As if the city of Liverpool doesn’t have enough musical talent to boast about, it’s time to introduce SPQR, Merseyside’s answer to Queens of the Stone Age and an obsidian in the rough.

In relation to prestigious rock legends like QOTSA, SPQR are practically foetal, with only two official tracks under their belt thus far. This doesn’t directly equate to amateurism though, as this band have a professional, sexy sheen about their music and a charismatic, likeable personality in abundance. In their own words, SPQR perform music that “gets you doing gurning faces from hard slabs of loudness”, whatever that means. The alt rock trio have been bringing the noise with their tenacious, pedal-happy guitar solos and lead singer Peter Harrison’s bellow since early 2015. They were recently the first to sign to Elevant Music LTD and are currently dotting themselves around the UK on a small but steady tour.
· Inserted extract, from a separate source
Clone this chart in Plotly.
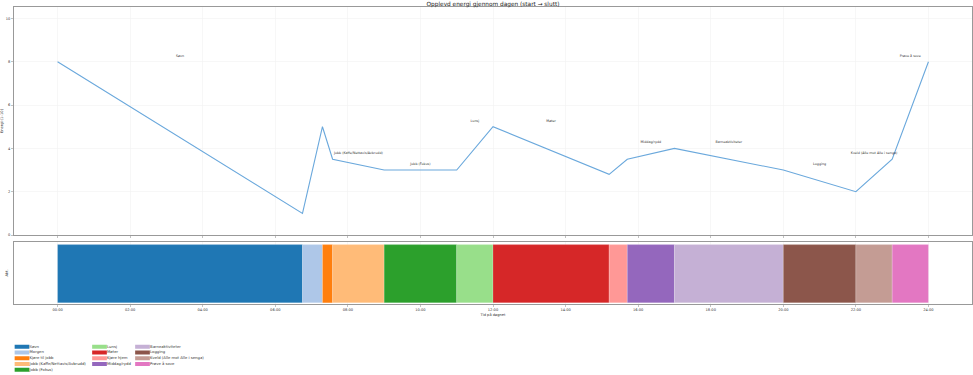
import plotly.graph_objects as go

# ---- data ----
activities = ["Søvn", "Morgen", "Kjøre til jobb", "Jobb (Kaffe/Nettavis/Avbrudd)", "Jobb (Fokus)",
              "Lunsj", "Møter", "Kjøre hjem", "Middag/rydd", "Barneaktiviteter", "Logging",
              "Kveld (Alle mot Alle i senga)", "Prøve å sove"]
start_hours = [0.0, 6.75, 7.3, 7.58, 9.0, 11.0, 12.0, 15.2, 15.7, 17.0, 20.0, 22.0, 23.0]
end_hours = [6.75, 7.3, 7.58, 9.0, 11.0, 12.0, 15.2, 15.7, 17.0, 20.0, 22.0, 23.0, 24.0]
energy_start = [8, 1, 5, 3.5, 3, 3, 5, 2.8, 3.5, 4, 3, 2, 3.5]
energy_end_of_day = 8
colors = ["#1f77b4", "#aec7e8", "#ff7f0e", "#ffbb78", "#2ca02c", "#98df8a", "#d62728",
          "#ff9896", "#9467bd", "#c5b0d5", "#8c564b", "#c49c94", "#e377c2"]
tick_vals = list(range(0, 25, 2))
tick_text = [f"{h:02d}:00" for h in tick_vals]

FONT = "DejaVu Sans"
W, H = 973, 375

line_x = start_hours + [end_hours[-1]]
line_y = energy_start + [energy_end_of_day]

fig = go.Figure()

# energy line
fig.add_trace(go.Scatter(x=line_x, y=line_y, mode="lines",
                         line=dict(color="#6aa8dc", width=1.1), showlegend=False,
                         xaxis="x", yaxis="y", hoverinfo="skip"))

# labels for activities >= 1 h
lx, ly, lt = [], [], []
for i, a in enumerate(activities):
    if end_hours[i] - start_hours[i] >= 1:
        lx.append((start_hours[i] + end_hours[i]) / 2)
        ly.append(max(line_y[i], line_y[i + 1]) + 0.27)
        lt.append(a)
fig.add_trace(go.Scatter(x=lx, y=ly, text=lt, mode="text", textposition="middle center",
                         textfont=dict(family=FONT, size=3.3, color="#333"),
                         showlegend=False, xaxis="x", yaxis="y", hoverinfo="skip"))

# activity bars
for i, a in enumerate(activities):
    fig.add_trace(go.Bar(y=[0.5], x=[end_hours[i] - start_hours[i]], base=[start_hours[i]],
                         orientation="h", width=1,
                         marker=dict(color=colors[i], line=dict(width=0.3, color="rgba(255,255,255,0.6)")),
                         showlegend=False, xaxis="x2", yaxis="y2", hoverinfo="skip"))

# legend drawn in a helper axis (3 columns)
col_sizes = [5, 4, 4]
col_x = [22, 99.5, 142.5]
row_y = [346.7, 352.4, 358.2, 364.0, 369.7]
idx = 0
for c, n in enumerate(col_sizes):
    for r in range(n):
        fig.add_trace(go.Scatter(x=[col_x[c]], y=[row_y[r]], mode="markers+text",
                                 text=[activities[idx]], textposition="middle right",
                                 textfont=dict(family=FONT, size=3.8, color="#333"),
                                 marker=dict(symbol="line-ew", size=10.5,
                                             line=dict(width=4, color=colors[idx])),
                                 showlegend=False, xaxis="x3", yaxis="y3", hoverinfo="skip"))
        idx += 1

axis_common = dict(showline=True, mirror=True, linecolor="#999", linewidth=1,
                   ticks="outside", ticklen=2, tickcolor="#999", tickwidth=0.6,
                   tickfont=dict(family=FONT, size=3.6, color="#333"), zeroline=False,
                   automargin=False)

x_dom = [14 / W, 972 / W]
fig.update_layout(
    width=W, height=H, margin=dict(l=0, r=0, t=0, b=0, autoexpand=False),
    paper_bgcolor="white", plot_bgcolor="white",
    barmode="overlay", bargap=0,
    title=dict(text="Opplevd energi gjennom dagen (start → slutt)",
               x=493 / W, xanchor="center", y=1 - 3.5 / H, yanchor="middle",
               font=dict(family=FONT, size=5.8, color="#222")),
    xaxis=dict(domain=x_dom, range=[-1.2, 25.2], tickvals=tick_vals, showticklabels=False,
               showgrid=True, gridcolor="#f2f2f2", gridwidth=0.6, anchor="y", **axis_common),
    yaxis=dict(domain=[1 - 235 / H, 1 - 7 / H], range=[0, 10.53], tickvals=[0, 2, 4, 6, 8, 10],
               showgrid=True, gridcolor="#f2f2f2", gridwidth=0.6, anchor="x",
               title=dict(text="Energi (1–10)", font=dict(family=FONT, size=3.6, color="#333"), standoff=2),
               **axis_common),
    xaxis2=dict(domain=x_dom, range=[-1.2, 25.2], tickvals=tick_vals, ticktext=tick_text,
                showgrid=True, gridcolor="#f2f2f2", gridwidth=0.6, anchor="y2",
                title=dict(text="Tid på døgnet", font=dict(family=FONT, size=3.6, color="#333"), standoff=1),
                **axis_common),
    yaxis2=dict(domain=[1 - 304 / H, 1 - 241.7 / H], range=[-0.02, 1.05], showticklabels=False,
                ticks="", showgrid=False, anchor="x2", showline=True, mirror=True,
                linecolor="#999", linewidth=1, zeroline=False, automargin=False,
                title=dict(text="Akt.", font=dict(family=FONT, size=3.6, color="#333"), standoff=4)),
    xaxis3=dict(domain=[0, 1], range=[0, W], visible=False, anchor="y3", fixedrange=True, automargin=False),
    yaxis3=dict(domain=[0, 37.5 / H], range=[375, 337.5], visible=False, anchor="x3", fixedrange=True, automargin=False),
)

fig.write_html("out.html", config={"displayModeBar": False, "staticPlot": True},
               post_script="document.body.style.margin='0';document.body.style.overflow='hidden';")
The band’s bluesy, bassy goodness is the school bully of musical affairs. Despite “Plink” and “Talking to the Dead” being their only official releases, they both unanimously hit that sweet spot of nails-on-blackboard rock ‘n’ roll. It is difficult to create a perfect melting pot of rock, soul and blues without becoming some sort of more pretentious, less talented Robert Plant. However, SPQR somehow manage to transport you in an ascending haze of piercing electric guitar solos and grungy basslines. Both tracks are dramatic – theatrical even.

“Talking to the Dead” offers highs of Harrison’s dominant wail, contrasting with unnerving whispers. Tension builds as the tempo jumps around and you’re unsure of what’s coming next. “Plink” is its calmer but equally gripping counterpart, offering eerie guitars that stay true to its title. Don’t be fooled entirely by tales of dirty, dingy rock just yet though – “Plink” shows a vulnerability that only makes SPQR more likeable. “Don’t look so frightened, girl, I only asked you your name” quivers Harrison, proving that rock can still be relatable in its sultriness.

So, it’s decided: listening to SPQR is like becoming mates with Satan and having him give you a back rub. You’re taken down their accomplished passage, even in the short seven-ish minutes worth of tracks they’ve released. Despite their music being punctuated with attitude and a refreshing original sound, there’s an innate catchiness and you’ll find yourself trying to mimic the thespian wail in the shower. And if you’re thinking about them in the shower, they must be doing something right.